1984 war mein erster
(bewusster) Besuch auf der Buchmesse. Thema war damals das
Orwell-Jahr samt gleichnamigem Roman. Damals hießen die
allgegenwärtigen Themen Überwachungsstaat, Verlust der
Individualität, der „große Bruder“, der einen überall
kontrollieren kann. Orwell und sein Werk waren überall präsent –
in der Werbung, in den Medien, es war unmöglich, dem Ansturm der
Science Fiction zu entkommen. Für mich war es das erste Mal,
dass die Nischenliteratur Science Fiction im „Mainstream“ (das
Wort gab es damals noch nicht), also in der alltäglichen Kultur
ankam. Niemand hätte vermutet, dass so viele der technischen
Phantasien in den nächsten 25 Jahren umgesetzt werden. 1984, da
lag die technische Umsetzung noch weit in der Zukunft.
Wir – das
heißt mein Schulfreund Michael Scheuch und ich – saßen in dem
PERRY RHODAN-Programm, das im Rahmen der Buchmesse in einer
eigenen Halle stattfand. Wir saßen vor der Box, Erich von
Däniken sprach, es gab PERRY-Postkarten und viele, viele Autoren
zum Anfassen.
Aber es
gab auch kritische Stimmen zur politischen Situation in
Deutschland. 1984 waren viele Dinge, die sich in den letzten 25
Jahren bewahrheitet haben, zum Glück nur Spekulation. Es gab
noch zwei deutsche Staaten, man bekam noch ein „Geh doch nach
drüben!“ an den Kopf geschleudert, wenn man in Diskussionen
linke Positionen vertrat, es gab kaum Arbeitslosigkeit – und
kein Internet. Das mobile Telefon war ein Mythos, ebenso die
leistungsfähigen Rechner.
2009 sind
25 Jahre vergangen, seitdem ich damals zum ersten Mal auf der
Buchmesse war. Die 25 Jahre dazwischen war ich immer auf der
Buchmesse. Meist nur einen Tag auf dem Fachbesuchertag; schon
seit Jahren drücke ich mich um die Tätigkeit als menschliche
Sardine am Samstag oder Sonntag auf der Buchmesse. Wenn ich mal
Bestseller-Autor bin, dann lasse ich mit mir darüber reden. Im
Moment würde ich gerne darauf verzichten, mich tot drücken zu
lassen, ohne als Abwehr vier Leibwächter dabei zu haben.
Die
Buchmesse wird von Jahr zu Jahr voller. Im selben Rahmen geht
das Interesse an Büchern zurück. Ich habe noch nicht ganz
verstanden, wie beide Dinge zusammenhängen; dass es einen
Zusammenhang geben muss, ist mir aber klar.
Dieses
Jahr ist das Gastland China. Und gestern war nicht nur mein
Besuchtstag auf der Buchmesse, sondern der hessische
Ministerpräsident hatte sich auch angesagt. Es gab
Taschenkontrollen im Eingangsbereich jeder Halle, Polizisten und
private Sicherheitskräfte patrouillierten die Hallen. Außerdem
standen vor der Buchmesse Exil-Tibeter und Exil-Chinesen, die
auf die Missachtung der Menschenrechte durch China hinwiesen –
was die Veranstalter nicht störte, China trotz der ganzen
Informationen über Chinas Innenpolitik trotzdem zu umwerben.

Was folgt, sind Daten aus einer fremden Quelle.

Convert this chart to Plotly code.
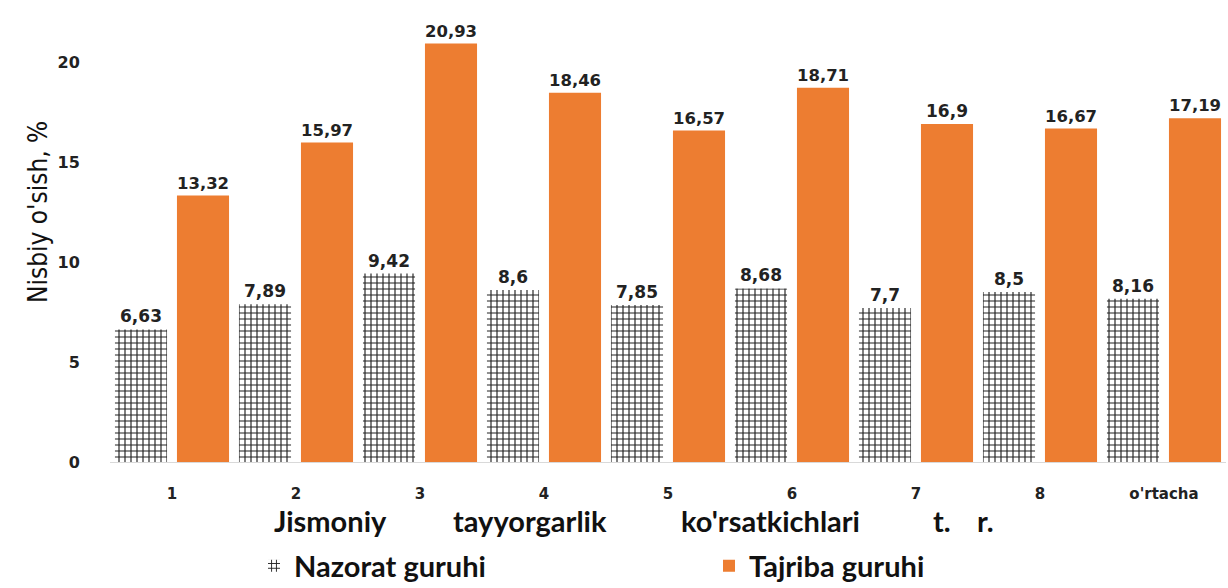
import plotly.graph_objects as go

categories = ["1", "2", "3", "4", "5", "6", "7", "8", "o'rtacha"]
nazorat = [6.63, 7.89, 9.42, 8.6, 7.85, 8.68, 7.7, 8.5, 8.16]
tajriba = [13.32, 15.97, 20.93, 18.46, 16.57, 18.71, 16.9, 16.67, 17.19]
y_ticks = [0, 5, 10, 15, 20]
x_title_words = ["Jismoniy", "tayyorgarlik", "ko'rsatkichlari", "t.", "r."]
x_title_centers_px = [330, 530, 770, 942, 985]

W, H = 1228, 588
ML, MR, MT, MB = 110, 2, 22, 126
PW = W - ML - MR
PH = H - MT - MB

def lbl(vals):
    return [str(v).replace(".", ",") for v in vals]

label_font = dict(family="DejaVu Sans", size=17, color="#222222", weight="bold")

fig = go.Figure()
fig.add_trace(go.Bar(
    x=categories, y=nazorat, name="Nazorat guruhi",
    text=lbl(nazorat), textposition="outside", textfont=label_font,
    cliponaxis=False,
    marker=dict(color="white", line=dict(width=0),
                pattern=dict(shape="+", size=6, solidity=0.35,
                             fgcolor="#222222", bgcolor="white", fillmode="replace")),
))
fig.add_trace(go.Bar(
    x=categories, y=tajriba, name="Tajriba guruhi",
    text=lbl(tajriba), textposition="outside", textfont=label_font,
    cliponaxis=False,
    marker=dict(color="#ED7D31", line=dict(width=0)),
))

fig.update_layout(
    width=W, height=H,
    paper_bgcolor="white", plot_bgcolor="white",
    margin=dict(l=ML, r=MR, t=MT, b=MB, autoexpand=False),
    barmode="group", bargap=0.0, bargroupgap=0.16,
    showlegend=True,
    legend=dict(orientation="h", x=(254 - ML) / PW, y=22 / H, xref="paper", yref="container",
                xanchor="left", yanchor="middle",
                font=dict(family="Lato", size=29, color="#111111", weight="bold"),
                itemwidth=30, entrywidth=410, entrywidthmode="pixels",
                traceorder="normal", bgcolor="rgba(0,0,0,0)"),
    font=dict(family="DejaVu Sans"),
)
fig.update_yaxes(
    range=[0, 22], tickvals=y_ticks, showgrid=False, zeroline=False, showline=False,
    automargin=False,
    ticks="outside", ticklen=26, tickcolor="rgba(0,0,0,0)",
    tickfont=dict(family="DejaVu Sans", size=16, color="#222222", weight="bold"),
)
fig.update_xaxes(
    showgrid=False, showline=True, linecolor="#D9D9D9", linewidth=1,
    automargin=False,
    ticks="outside", ticklen=18, tickcolor="rgba(0,0,0,0)",
    tickfont=dict(family="DejaVu Sans", size=15, color="#222222", weight="bold"),
)
# y-axis title
fig.add_annotation(
    text="Nisbiy o'sish, %", xref="paper", yref="paper",
    x=-(ML - 38) / PW, y=(MT + PH - 212) / PH, xanchor="center", yanchor="middle",
    textangle=-90, showarrow=False,
    font=dict(family="DejaVu Sans Condensed", size=26, color="#111111"),
)
# x-axis title
for word, cx in zip(x_title_words, x_title_centers_px):
    fig.add_annotation(
        text=word, xref="paper", yref="paper", x=(cx - ML) / PW, y=-(520 - (MT + PH)) / PH,
        xanchor="center", yanchor="middle", showarrow=False,
        font=dict(family="Lato", size=29, color="#111111", weight="bold"),
    )
fig.write_html("out.html", config={"displayModeBar": False},
               post_script="document.body.style.margin='0';document.body.style.overflow='hidden';")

Immerhin ist es ein wichtiger Wirtschaftsstandort, ein Partner
der deutschen Wirtschaft. Da nimmt man es schon gerne hin, wenn
ein paar unwichtige Gesetze gebrochen werden ...
Ich werde
sarkastisch. Irgendwann gestern Mittag schlug ich einen
geistigen Bogen von 1984 und „1984“ zu 2009. Wir sind in dem
Land angekommen, das wir immer befürchtet haben – wir werden auf
den Autobahnen gescanned und überprüft, unsere Kommunikation
wird gespeichert, unsere privaten Daten sind für uns unlesbar
auf Krankenkassenkarten gespeichert. Die persönliche Freiheit,
über die eigenen Daten zu verfügen, ist in den letzten 25 Jahren
geschrumpft. Aber die Masse ärgert sich nicht, denn diese
Zukunft (die ja unser Jetzt ist) hat Plasma-Fernseher,
Breitband-Internet und Mikrowellen-Essen.
Ein wenig
nachdenklich hat mich das schon gemacht. Daher diese Zeilen.